Method 1: Create and Populating Solr using Nutch

In this method, a Solr instance will be created and populated using Apache Nutch. Use this method if you don't have a Solr data backup.

  1. Create a Docker image "searchumd-solr:dev" using the Dockerfile-solr:
> docker build -t searchumd-solr:dev -f Dockerfile-solr .
  1. Create a Docker bridge network named "dev_network":
> docker network create dev_network
  1. Run a Docker container with the Solr image, naming it "solr_app", specifying the "dev_network", and making it accessible from http://localhost:8983/:
> docker run --rm -p 8983:8983 --network dev_network --name solr_app --mount source=solr-data,destination=/opt/solr/server/solr/nutch searchumd-solr:dev

The Solr data will be persisted in a Docker volume named "solr-data" and the Solr instance should now be available via a web browser at:

http://localhost:8983/solr

  1. To populate the Solr container, do the following:

a) Create a Docker image "searchumd-nutch:dev" using the Dockerfile-nutch:

> docker build -t searchumd-nutch:dev -f Dockerfile-nutch .

b) Run Nutch, using only two crawl iterations, placing the result in the local Solr "solr_app" instance, via the "dev_network" network:

> docker run --rm --network dev_network searchumd-nutch:dev bin/crawl -i -D solr.server.url=http://solr_app:8983/solr/nutch -s /root/nutch/urls/ LibCrawl/ 2

Note: If you want to preserve the Apache Nutch crawl data between container runs, use a Docker volume (named "nutch-data" in this example) by running the following command:

> docker run --rm --mount source=nutch-data,destination=/root/nutch/LibCrawl --network dev_network searchumd-nutch:dev bin/crawl -i -D solr.server.url=http://solr_app:8983/solr/nutch -s /root/nutch/urls/ LibCrawl/ 2

Method 2: Create and Populating Solr from a Solr backup file

Use this method if you have a Solr data backup, or can retrieve one from some source.

See https://docs.docker.com/storage/volumes/#backup-restore-or-migrate-data-volumes for more information about backing up and restoring data volumes.

Creating the Solr Backup

Note: This step can be skipped if you already have a Solr data backup.

In order to populate Solr from a backup file, we first need the data.
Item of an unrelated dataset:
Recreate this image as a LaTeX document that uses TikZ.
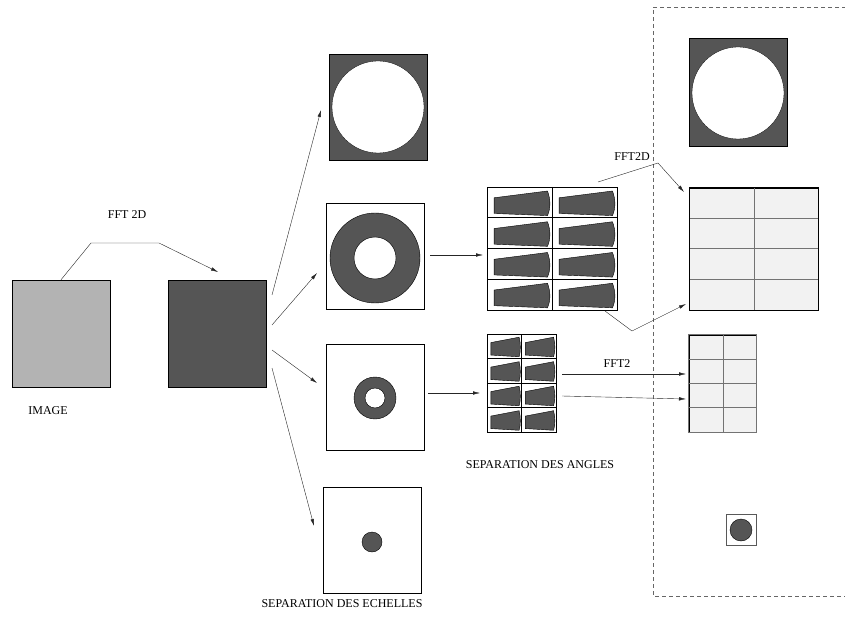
\documentclass[tikz,border=0pt]{standalone}
\usepackage{fontspec}
\setmainfont{Liberation Serif}
\usetikzlibrary{arrows.meta}
\definecolor{dgray}{RGB}{85,85,85}
\definecolor{lgray}{RGB}{179,179,179}
\definecolor{pale}{RGB}{242,242,242}
\tikzset{
  lab/.style={font=\fontsize{12}{14}\selectfont,inner sep=0pt},
  box/.style={draw=black,line width=0.5pt,inner sep=0pt},
  arr/.style={->,draw=black!85,line width=0.4pt},
  wedge/.pic={
    \filldraw[fill=dgray,draw=black,line width=0.4pt]
      (0.11,0.35) -- (0.93,0.13) .. controls (0.98,0.4) and (0.98,0.7) .. (0.93,0.93)
      -- (0.11,0.86) -- cycle;
  }
}
\begin{document}
\begin{tikzpicture}[x=1pt,y=-1pt,>={Latex[length=7pt,width=3.5pt]}]
   \useasboundingbox (0,0) rectangle (845,617);
   %image and its spectrum
   \node[box,fill=lgray,minimum width=98,minimum height=107] (image) at (61,333.5) {};
   \node[box,fill=dgray,minimum width=98,minimum height=107] (spec) at (217,333.5) {};
   \node[lab] (limage) at (48,411) {IMAGE};
   \coordinate (f1) at (91,243);
   \coordinate (f2) at (159,243);
   \coordinate (f3) at (218,272);
   \draw[arr] (image.north) -- (f1) -- (f2) -- (f3);
   \node[lab] (lfft) at (127,215) {FFT 2D};
   %scales
   \node[box,fill=dgray,minimum width=98,minimum height=106] (sc0) at (378,107) {};
   \filldraw[fill=white,draw=black,line width=0.3pt] (sc0) circle (46);
   \node[box,minimum width=98,minimum height=106] (sc1) at (375,256) {};
   \filldraw[fill=dgray,draw=black,line width=0.4pt,even odd rule] (375,258) circle (45) (375,258) circle (21);
   \node[box,minimum width=98,minimum height=106] (sc2) at (375,397) {};
   \filldraw[fill=dgray,draw=black,line width=0.4pt,even odd rule] (375,398) circle (21) (375,398) circle (10);
   \node[box,minimum width=98,minimum height=106] (sc3) at (372,540) {};
   \filldraw[fill=dgray,draw=black,line width=0.4pt] (372,542) circle (10);
   \node[lab] (lech) at (342,604) {SEPARATION DES ECHELLES};
   \coordinate (s0a) at (272,295); \coordinate (s0b) at (321,110);
   \coordinate (s1a) at (272,325); \coordinate (s1b) at (317,273);
   \coordinate (s2a) at (272,350); \coordinate (s2b) at (317,383);
   \coordinate (s3a) at (272,368); \coordinate (s3b) at (314,526);
   \draw[arr] (s0a) -- (s0b);
   \draw[arr] (s1a) -- (s1b);
   \draw[arr] (s2a) -- (s2b);
   \draw[arr] (s3a) -- (s3b);
   %angles
   \node[box,minimum width=130,minimum height=123] (ang1) at (552,248.5) {};
   \draw[line width=0.5pt] (552,187) -- (552,310);
   \foreach \r in {1,2,3} \draw[line width=0.5pt] (487,{187+30.75*\r}) -- (617,{187+30.75*\r});
   \foreach \r in {0,...,3} \foreach \c in {0,1}
     \path ({487+65*\c},{187+30.75*\r}) pic[xscale=65,yscale=30.75] {wedge};
   \node[box,minimum width=69,minimum height=98] (ang2) at (521.5,383) {};
   \draw[line width=0.5pt] (521.5,334) -- (521.5,432);
   \foreach \r in {1,2,3} \draw[line width=0.5pt] (487,{334+24.5*\r}) -- (556,{334+24.5*\r});
   \foreach \r in {0,...,3} \foreach \c in {0,1}
     \path ({487+34.5*\c},{334+24.5*\r}) pic[xscale=34.5,yscale=24.5] {wedge};
   \node[lab] (lang) at (540,465) {SEPARATION DES ANGLES};
   \coordinate (a1a) at (430,255); \coordinate (a1b) at (483,255);
   \coordinate (a2a) at (428,393); \coordinate (a2b) at (480,393);
   \draw[arr] (a1a) -- (a1b);
   \draw[arr] (a2a) -- (a2b);
   %output
   \draw[dashed,draw=black!60,line width=0.6pt,dash pattern=on 4pt off 3pt] (846,7) -- (653,7) -- (653,596) -- (846,596);
   \node[box,fill=dgray,minimum width=98,minimum height=108] (out0) at (738,92) {};
   \filldraw[fill=white,draw=black,line width=0.3pt] (738,93) circle (46);
   \node[box,fill=pale,minimum width=129,minimum height=122] (out1) at (753.5,249) {};
   \draw[black!55,line width=1pt] (754,188) -- (754,310);
   \foreach \r in {1,2,3} \draw[black!55,line width=1pt] (689,{188+30.5*\r}) -- (818,{188+30.5*\r});
   \draw[box] (out1.north west) rectangle (out1.south east);
   \node[box,fill=pale,minimum width=67,minimum height=97] (out2) at (722.5,383.5) {};
   \draw[black!55,line width=1pt] (723,335) -- (723,432);
   \foreach \r in {1,2,3} \draw[black!55,line width=1pt] (689,{335+24.25*\r}) -- (756,{335+24.25*\r});
   \draw[draw=black!55,line width=1pt] (out2.north west) rectangle (out2.south east);
   \node[draw=black!65,line width=0.7pt,minimum width=30,minimum height=31,inner sep=0pt] (out3) at (741,529.5) {};
   \filldraw[fill=dgray,draw=black,line width=0.4pt] (741,530) circle (11);
   %fft arrows
   \coordinate (g1) at (598,182); \coordinate (g2) at (658,163); \coordinate (g3) at (684,192);
   \draw[arr] (g1) -- (g2) -- (g3);
   \node[lab] (lfft2d) at (632,157) {FFT2D};
   \coordinate (h1) at (605,311); \coordinate (h2) at (632,331); \coordinate (h3) at (686,304);
   \draw[arr] (h1) -- (h2) -- (h3);
   \coordinate (k1) at (562,374); \coordinate (k2) at (686,374);
   \coordinate (m1) at (562,396); \coordinate (m2) at (686,399);
   \draw[arr] (k1) -- (k2);
   \draw[arr] (m1) -- (m2);
   \node[lab] (lfft2) at (617,364) {FFT2};
\end{tikzpicture}
\end{document}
To retrieve the data from a Docker data volume (named "solr-data" in this example) do the following:

  1. Run a "ubuntu" container with the "solr-data" volume mounted, and run the "tar" command:
> docker run --rm -v `pwd`:/backup --mount source=solr-data,destination=/root/solr ubuntu tar -cvf /backup/backup-solr.tar /root/solr

This will create a "backup-solr.tar" file in the current directory.

Populating a new data volume

  1. Create a Docker volume named "solr-data":
> docker volume create solr-data
  1. Run a "ubuntu" container and place the data from the backup-solr.tar into the volume:
> docker run --rm -v `pwd`:/backup --mount source=solr-data,destination=/root/solr ubuntu bash -c  "cd /root/solr && tar -xvf /backup/backup-solr.tar --strip 1"
  1. Create a Docker image "searchumd-solr:dev" using the Dockerfile-solr:
> docker build -t searchumd-solr:dev -f Dockerfile-solr .
  1. Create a Docker bridge network named "dev_network":
> docker network create dev_network
  1. Run a Docker container with the Solr image, naming it "solr_app", specifying the "dev_network", and making it accessible from http://localhost:8983/:
> docker run --rm -p 8983:8983 --network dev_network --name solr_app --mount source=solr-data,destination=/opt/solr/server/solr/nutch searchumd-solr:dev

The Solr container will now use and persist data in the "solr-data" Docker volume. The Solr instance should now be available via a web browser at:

http://localhost:8983/solr

Docker Images

This application provides the following Dockerfiles for generating Docker images for use in production:

  • Dockerfile - Generates image for the searchumd Rails application
  • Dockerfile-nginx - Generates image for the Nginx web server providing HTTPS and port redirection.
  • Dockerfile-solr - Generates image for the Solr search application
  • Dockerfile-nutch - Generates image for Apache Nutch application with UMD custom configuration

The "docker_config" directory contains files used by the Dockerfiles.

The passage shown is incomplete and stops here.